Зато с другими дисциплинами у неё отношения поначалу не складывались, как и с детьми — воспитанниками Мариинского приюта. При приюте было двухклассное училище, которое для практики семинаристки начинали посещать с первых же дней обучения. Соня Костантиниди, не растерявшись, сразу устроилась туда помощницей учительницы. Работа была несложная — надо было помогать детям делать уроки и следить, чтобы они не баловались на переменах. Но Лена, каждый раз, посещая приют, чувствовала глухое раздражение. Дети в её мечтах так разительно отличались от приютских сорванцов, что иногда ей хотелось бросить семинарию и присоединиться к своим подругам сёстрам милосердия. Дети были не только слишком шумными, они казались Лене безмерно глупыми, какими-то низшими существами, иногда неспособными понимать обращённую к ним человеческую речь.

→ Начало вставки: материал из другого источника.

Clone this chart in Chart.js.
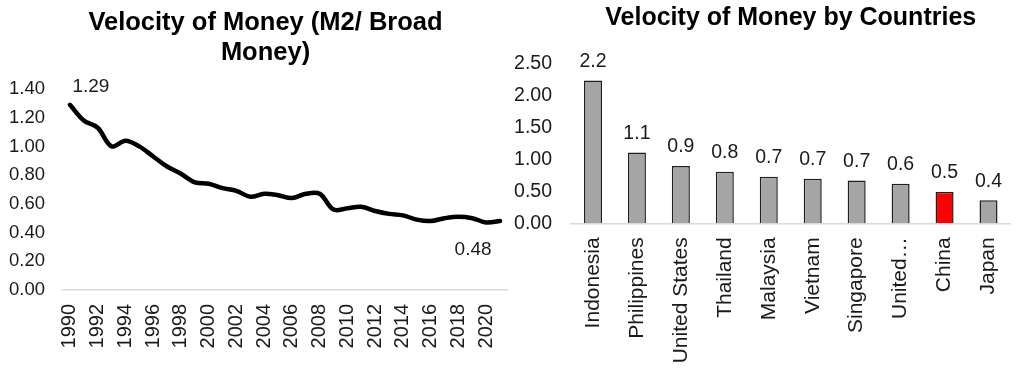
<!DOCTYPE html>
<html>
<head>
<meta charset="utf-8">
<script src="https://cdn.jsdelivr.net/npm/chart.js@4.4.1/dist/chart.umd.min.js"></script>
<style>
  html, body { margin: 0; padding: 0; background: #ffffff; }
  body { width: 1021px; height: 380px; position: relative; overflow: hidden; }
  .box { position: absolute; top: 0; }
  #leftBox { left: 0; width: 531px; height: 380px; }
  #rightBox { left: 500px; width: 521px; height: 380px; }
</style>
</head>
<body>
<div id="leftBox" class="box"><canvas id="left" width="531" height="380"></canvas></div>
<div id="rightBox" class="box"><canvas id="right" width="521" height="380"></canvas></div>
<script>
// ---------- Data ----------
const years = ['1990','1991','1992','1993','1994','1995','1996','1997','1998','1999',
  '2000','2001','2002','2003','2004','2005','2006','2007','2008','2009',
  '2010','2011','2012','2013','2014','2015','2016','2017','2018','2019',
  '2020','2021'];
const velocityM2 = [1.29, 1.18, 1.13, 1.00, 1.04, 1.00, 0.93, 0.86, 0.81, 0.75,
  0.74, 0.71, 0.69, 0.65, 0.67, 0.66, 0.64, 0.67, 0.67, 0.56,
  0.57, 0.58, 0.55, 0.53, 0.52, 0.49, 0.48, 0.50, 0.51, 0.50,
  0.47, 0.48];
const lineLabelIndexes = [0, 31];
const leftTitle = ['Velocity of Money (M2/ Broad', 'Money)'];

const countries = ['Indonesia', 'Philippines', 'United States', 'Thailand', 'Malaysia',
  'Vietnam', 'Singapore', 'United\u2026', 'China', 'Japan'];
const countryVelocity = [2.24, 1.11, 0.90, 0.81, 0.73, 0.70, 0.67, 0.62, 0.49, 0.36];
const highlightCountry = 'China';
const rightTitle = 'Velocity of Money by Countries';

// ---------- Styles ----------
const FONT = "'Liberation Sans', Arial, Helvetica, sans-serif";
const TEXT = '#1a1a1a';
const AXIS = '#d9d9d9';

// Label plugin for the line chart
const lineLabelPlugin = {
  id: 'lineLabels',
  afterDatasetsDraw(chart, args, opts) {
    const ctx = chart.ctx;
    const meta = chart.getDatasetMeta(0);
    const data = chart.data.datasets[0].data;
    ctx.save();
    ctx.font = opts.size + 'px ' + FONT;
    ctx.fillStyle = TEXT;
    ctx.textAlign = 'center';
    ctx.textBaseline = 'middle';
    opts.indexes.forEach((idx, k) => {
      const pt = meta.data[idx];
      const off = opts.offsets[k];
      ctx.fillText(data[idx].toFixed(2), pt.x + off[0], pt.y + off[1]);
    });
    ctx.restore();
  }
};

// Label plugin for the bar chart
const barLabelPlugin = {
  id: 'barLabels',
  afterDatasetsDraw(chart, args, opts) {
    const ctx = chart.ctx;
    const meta = chart.getDatasetMeta(0);
    const data = chart.data.datasets[0].data;
    ctx.save();
    ctx.font = opts.size + 'px ' + FONT;
    ctx.fillStyle = TEXT;
    ctx.textAlign = 'center';
    ctx.textBaseline = 'middle';
    meta.data.forEach((bar, i) => {
      ctx.fillText(data[i].toFixed(1), bar.x, bar.y - opts.gap);
    });
    ctx.restore();
  }
};

// ---------- Left chart ----------
new Chart(document.getElementById('left'), {
  type: 'line',
  data: {
    labels: years,
    datasets: [{
      data: velocityM2,
      yAxisID: 'y',
      borderColor: '#000000',
      borderWidth: 4.5,
      pointRadius: 0,
      tension: 0.35,
      borderCapStyle: 'round',
      borderJoinStyle: 'round',
      fill: false
    }]
  },
  options: {
    responsive: false,
    animation: false,
    devicePixelRatio: 1,
    layout: { padding: 0 },
    plugins: {
      legend: { display: false },
      tooltip: { enabled: false },
      title: {
        display: true,
        text: leftTitle,
        color: '#000000',
        font: { family: FONT, size: 25.5, weight: 'bold', lineHeight: 1.18 },
        padding: { top: 8, bottom: 20.8 }
      },
      lineLabels: { indexes: lineLabelIndexes, offsets: [[21, -18], [-27, 29]], size: 19 }
    },
    scales: {
      x: {
        offset: true,
        grid: { display: false, drawTicks: false },
        border: { display: true, color: AXIS, width: 1.5 },
        ticks: {
          autoSkip: false,
          maxRotation: 90,
          minRotation: 90,
          padding: 14,
          color: TEXT,
          font: { family: FONT, size: 20 },
          callback: function(v, i) { return i % 2 === 0 ? this.getLabelForValue(v) : ''; }
        },
        afterFit: s => { s.height = 90; s.paddingLeft = 0; s.paddingRight = 0; }
      },
      y: {
        position: 'left',
        min: 0,
        max: 1.4,
        grid: { display: false, drawTicks: false },
        border: { display: false },
        ticks: {
          stepSize: 0.2,
          padding: 18,
          color: TEXT,
          font: { family: FONT, size: 18.5 },
          callback: v => Number(v).toFixed(2)
        },
        afterFit: s => { s.width = 63; s.paddingTop = 0; s.paddingBottom = 0; }
      },
      spacer: {
        position: 'right',
        min: 0,
        max: 1.4,
        grid: { display: false, drawTicks: false },
        border: { display: false },
        ticks: { display: false },
        afterFit: s => { s.width = 24; s.paddingTop = 0; s.paddingBottom = 0; }
      }
    }
  },
  plugins: [lineLabelPlugin]
});

// ---------- Right chart ----------
new Chart(document.getElementById('right'), {
  type: 'bar',
  data: {
    labels: countries,
    datasets: [{
      data: countryVelocity,
      backgroundColor: c => countries[c.dataIndex] === highlightCountry ? '#ff0000' : '#a5a5a5',
      borderColor: '#1f1f1f',
      borderWidth: 1.5,
      categoryPercentage: 1,
      barPercentage: 0.41
    }]
  },
  options: {
    responsive: false,
    animation: false,
    devicePixelRatio: 1,
    layout: { padding: { left: 0, right: 10.5, top: 0, bottom: 0 } },
    plugins: {
      legend: { display: false },
      tooltip: { enabled: false },
      title: {
        display: true,
        fullSize: false,
        text: rightTitle,
        color: '#000000',
        font: { family: FONT, size: 25, weight: 'bold', lineHeight: 1.15 },
        padding: { top: 4, bottom: 31.25 }
      },
      barLabels: { gap: 19, size: 19.5 }
    },
    scales: {
      x: {
        grid: { display: false, drawTicks: false },
        border: { display: true, color: AXIS, width: 1.5 },
        ticks: {
          autoSkip: false,
          maxRotation: 90,
          minRotation: 90,
          padding: 14,
          color: TEXT,
          font: { family: FONT, size: 21 }
        },
        afterFit: s => { s.height = 156.7; s.paddingLeft = 0; s.paddingRight = 0; }
      },
      y: {
        min: 0,
        max: 2.5,
        grid: { display: false, drawTicks: false },
        border: { display: false },
        ticks: {
          stepSize: 0.5,
          padding: 19,
          color: TEXT,
          font: { family: FONT, size: 19.5 },
          callback: v => Number(v).toFixed(2)
        },
        afterFit: s => { s.width = 71; s.paddingTop = 0; s.paddingBottom = 0; }
      }
    }
  },
  plugins: [barLabelPlugin]
});
</script>
</body>
</html>
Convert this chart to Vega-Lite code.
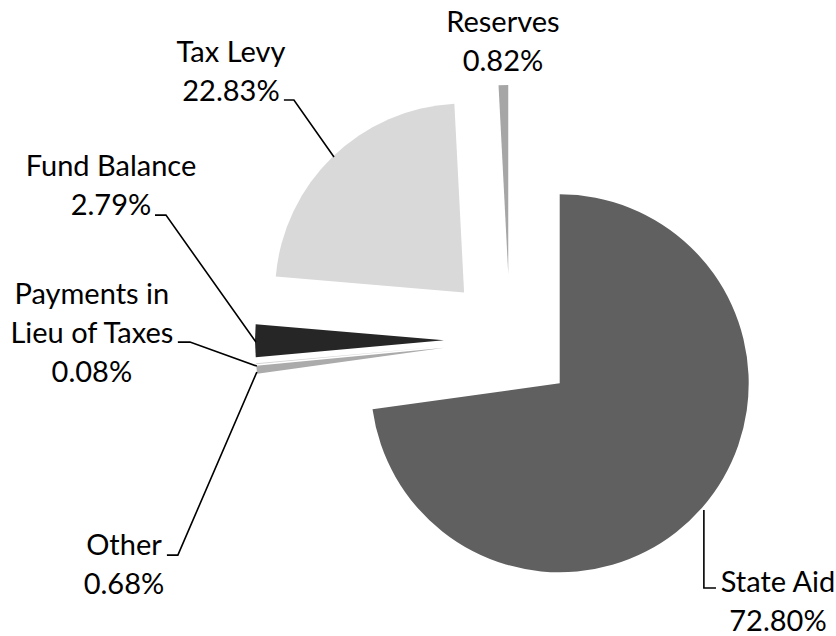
{
  "$schema": "https://vega.github.io/schema/vega-lite/v6.json",
  "width": 836,
  "height": 636,
  "autosize": {"type": "none"},
  "padding": 0,
  "config": {"view": {"stroke": null}},
  "datasets": {
    "slices": [
      {"cat": "State Aid", "pct": 72.80, "ord": 1},
      {"cat": "Other", "pct": 0.68, "ord": 2},
      {"cat": "Payments in Lieu of Taxes", "pct": 0.08, "ord": 3},
      {"cat": "Fund Balance", "pct": 2.79, "ord": 4},
      {"cat": "Tax Levy", "pct": 22.83, "ord": 5},
      {"cat": "Reserves", "pct": 0.82, "ord": 6}
    ],
    "labels": [
      {"cat": "Reserves", "name": "Reserves", "pct": 0.82, "lx": -0.037, "ly": 1.677},
      {"cat": "Tax Levy", "name": "Tax Levy", "pct": 22.83, "lx": -1.476, "ly": 1.519},
      {"cat": "Fund Balance", "name": "Fund Balance", "pct": 2.79, "lx": -2.111, "ly": 0.915},
      {"cat": "Payments in Lieu of Taxes", "name": "Payments in\nLieu of Taxes", "pct": 0.08, "lx": -2.212, "ly": 0.238},
      {"cat": "Other", "name": "Other", "pct": 0.68, "lx": -2.042, "ly": -1.090},
      {"cat": "State Aid", "name": "State Aid", "pct": 72.80, "lx": 1.418, "ly": -1.286}
    ],
    "leaders": [
      {"cat": "Tax Levy", "seq": 1, "lx": -1.196, "ly": 1.270},
      {"cat": "Tax Levy", "seq": 2, "lx": -1.143, "ly": 1.270},
      {"cat": "Tax Levy", "seq": 3, "lx": -0.931, "ly": 0.968},
      {"cat": "Fund Balance", "seq": 1, "lx": -1.878, "ly": 0.661},
      {"cat": "Fund Balance", "seq": 2, "lx": -1.820, "ly": 0.661},
      {"cat": "Fund Balance", "seq": 3, "lx": -1.344, "ly": -0.011},
      {"cat": "Payments in Lieu of Taxes", "seq": 1, "lx": -1.757, "ly": -0.011},
      {"cat": "Payments in Lieu of Taxes", "seq": 2, "lx": -1.693, "ly": -0.011},
      {"cat": "Payments in Lieu of Taxes", "seq": 3, "lx": -1.339, "ly": -0.138},
      {"cat": "Other", "seq": 1, "lx": -1.815, "ly": -1.138},
      {"cat": "Other", "seq": 2, "lx": -1.757, "ly": -1.138},
      {"cat": "Other", "seq": 3, "lx": -1.339, "ly": -0.169},
      {"cat": "State Aid", "seq": 1, "lx": 1.026, "ly": -0.899},
      {"cat": "State Aid", "seq": 2, "lx": 1.026, "ly": -1.312},
      {"cat": "State Aid", "seq": 3, "lx": 1.090, "ly": -1.312}
    ]
  },
  "layer": [
    {
      "data": {"name": "slices"},
      "transform": [
        {"window": [{"op": "sum", "field": "pct", "as": "t1"}], "sort": [{"field": "ord"}], "frame": [null, 0]},
        {"calculate": "datum.t1 - datum.pct", "as": "t0"},
        {"calculate": "(datum.t0 + datum.pct / 2) / 100 * 2 * PI", "as": "mid"},
        {"calculate": "0.349 * sin(datum.mid)", "as": "ex"},
        {"calculate": "0.349 * cos(datum.mid)", "as": "ey"}
      ],
      "mark": {"type": "arc", "outerRadius": 189, "innerRadius": 0, "stroke": null},
      "encoding": {
        "x": {"field": "ex", "type": "quantitative", "axis": null, "scale": {"domain": [-2.698, 1.725], "nice": false, "zero": false}},
        "y": {"field": "ey", "type": "quantitative", "axis": null, "scale": {"domain": [-1.566, 1.799], "nice": false, "zero": false}},
        "theta": {"field": "t0", "type": "quantitative", "stack": null, "scale": {"domain": [0, 100], "range": [0, 6.283185307]}},
        "theta2": {"field": "t1"},
        "color": {
          "field": "cat", "type": "nominal", "legend": null,
          "scale": {
            "domain": ["State Aid", "Other", "Payments in Lieu of Taxes", "Fund Balance", "Tax Levy", "Reserves"],
            "range": ["#606060", "#ababab", "#d4d4d4", "#262626", "#d9d9d9", "#a6a6a6"]
          }
        }
      }
    },
    {
      "data": {"name": "leaders"},
      "mark": {"type": "line", "color": "#000000", "strokeWidth": 1.6, "interpolate": "linear"},
      "encoding": {
        "x": {"field": "lx", "type": "quantitative", "axis": null},
        "y": {"field": "ly", "type": "quantitative", "axis": null},
        "detail": {"field": "cat"},
        "order": {"field": "seq"}
      }
    },
    {
      "data": {"name": "labels"},
      "transform": [
        {"calculate": "datum.name + '\\n' + format(datum.pct, '.2f') + '%'", "as": "txt"}
      ],
      "mark": {"type": "text", "font": "Lato", "fontSize": 29, "lineBreak": "\n", "lineHeight": 39, "align": "center", "baseline": "middle", "color": "#000000"},
      "encoding": {
        "x": {"field": "lx", "type": "quantitative", "axis": null},
        "y": {"field": "ly", "type": "quantitative", "axis": null},
        "text": {"field": "txt"}
      }
    }
  ]
}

Книги своей тверской наставницы Казимировны по педагогике и психологии, которые Лена, как огромную ценность, привезла с собой в Петроград, мало чем могли помочь. Казалось, что эти книги написаны для работы с совсем другими детьми, умными, понимающими, имеющими понятия о нравственности. Хотя Соня для приютских детей очень скоро стала любимицей.При этом она вовсе не заигрывала с детьми, наоборот, вела себя с ними достаточно строго. Но дети как будто не замечали этой строгости. Едва она входила в класс, как они бежали к ней навстречу, целовали ей руки, рассказывали свои новости, называли барышней-душенькой, хотя правилами училища такое обращение запрещалось. С ней они как раз и были теми нормальными детьми, о которых писалось в книгах Казимировны.